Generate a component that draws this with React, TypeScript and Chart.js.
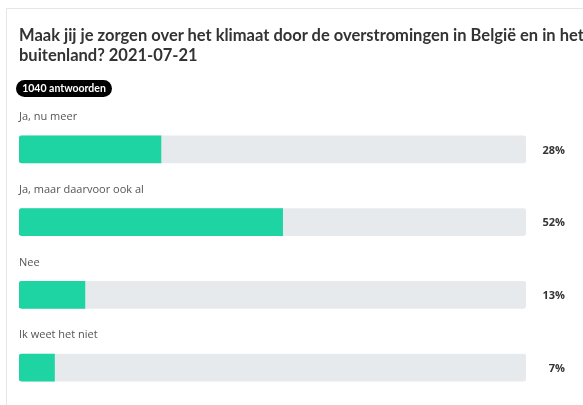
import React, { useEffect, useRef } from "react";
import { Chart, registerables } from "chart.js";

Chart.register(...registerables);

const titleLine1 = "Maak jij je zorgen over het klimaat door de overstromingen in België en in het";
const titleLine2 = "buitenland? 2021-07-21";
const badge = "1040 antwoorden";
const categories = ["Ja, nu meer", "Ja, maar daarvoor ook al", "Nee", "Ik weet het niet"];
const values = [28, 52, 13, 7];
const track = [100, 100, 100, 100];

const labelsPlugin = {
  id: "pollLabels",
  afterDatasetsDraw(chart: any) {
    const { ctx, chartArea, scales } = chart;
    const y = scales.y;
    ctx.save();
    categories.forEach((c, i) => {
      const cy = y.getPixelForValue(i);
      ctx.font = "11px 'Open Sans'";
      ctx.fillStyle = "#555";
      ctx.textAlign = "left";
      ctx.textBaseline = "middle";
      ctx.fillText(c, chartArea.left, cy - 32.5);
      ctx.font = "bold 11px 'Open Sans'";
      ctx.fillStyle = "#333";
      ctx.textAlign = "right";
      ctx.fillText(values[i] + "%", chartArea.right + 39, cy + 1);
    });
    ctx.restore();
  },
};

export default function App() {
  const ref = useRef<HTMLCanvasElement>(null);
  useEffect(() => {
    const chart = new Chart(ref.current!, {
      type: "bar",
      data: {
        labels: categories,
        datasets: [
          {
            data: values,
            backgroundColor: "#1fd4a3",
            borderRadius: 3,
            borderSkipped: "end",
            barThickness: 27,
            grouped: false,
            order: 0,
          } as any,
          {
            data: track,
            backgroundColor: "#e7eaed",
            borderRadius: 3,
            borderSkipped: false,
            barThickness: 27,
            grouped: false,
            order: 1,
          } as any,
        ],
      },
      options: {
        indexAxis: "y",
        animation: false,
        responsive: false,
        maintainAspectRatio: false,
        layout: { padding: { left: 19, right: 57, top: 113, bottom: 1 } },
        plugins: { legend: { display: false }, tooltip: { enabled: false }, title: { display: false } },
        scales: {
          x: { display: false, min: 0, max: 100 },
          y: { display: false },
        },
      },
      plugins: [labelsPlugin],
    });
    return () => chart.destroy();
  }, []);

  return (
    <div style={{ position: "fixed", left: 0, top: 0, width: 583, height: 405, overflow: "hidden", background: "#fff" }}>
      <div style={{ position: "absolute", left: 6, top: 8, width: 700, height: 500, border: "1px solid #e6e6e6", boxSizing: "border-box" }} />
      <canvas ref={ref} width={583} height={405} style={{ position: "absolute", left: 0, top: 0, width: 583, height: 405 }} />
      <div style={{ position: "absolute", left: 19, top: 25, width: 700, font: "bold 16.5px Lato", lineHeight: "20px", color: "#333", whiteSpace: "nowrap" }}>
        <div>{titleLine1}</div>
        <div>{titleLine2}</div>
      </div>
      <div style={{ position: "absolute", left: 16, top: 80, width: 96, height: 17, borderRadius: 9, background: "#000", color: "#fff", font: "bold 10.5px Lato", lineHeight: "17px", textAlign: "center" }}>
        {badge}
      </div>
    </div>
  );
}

_What is asked_. Return solely the number of lines in the data that include the word "React".

_Response to the task_. 2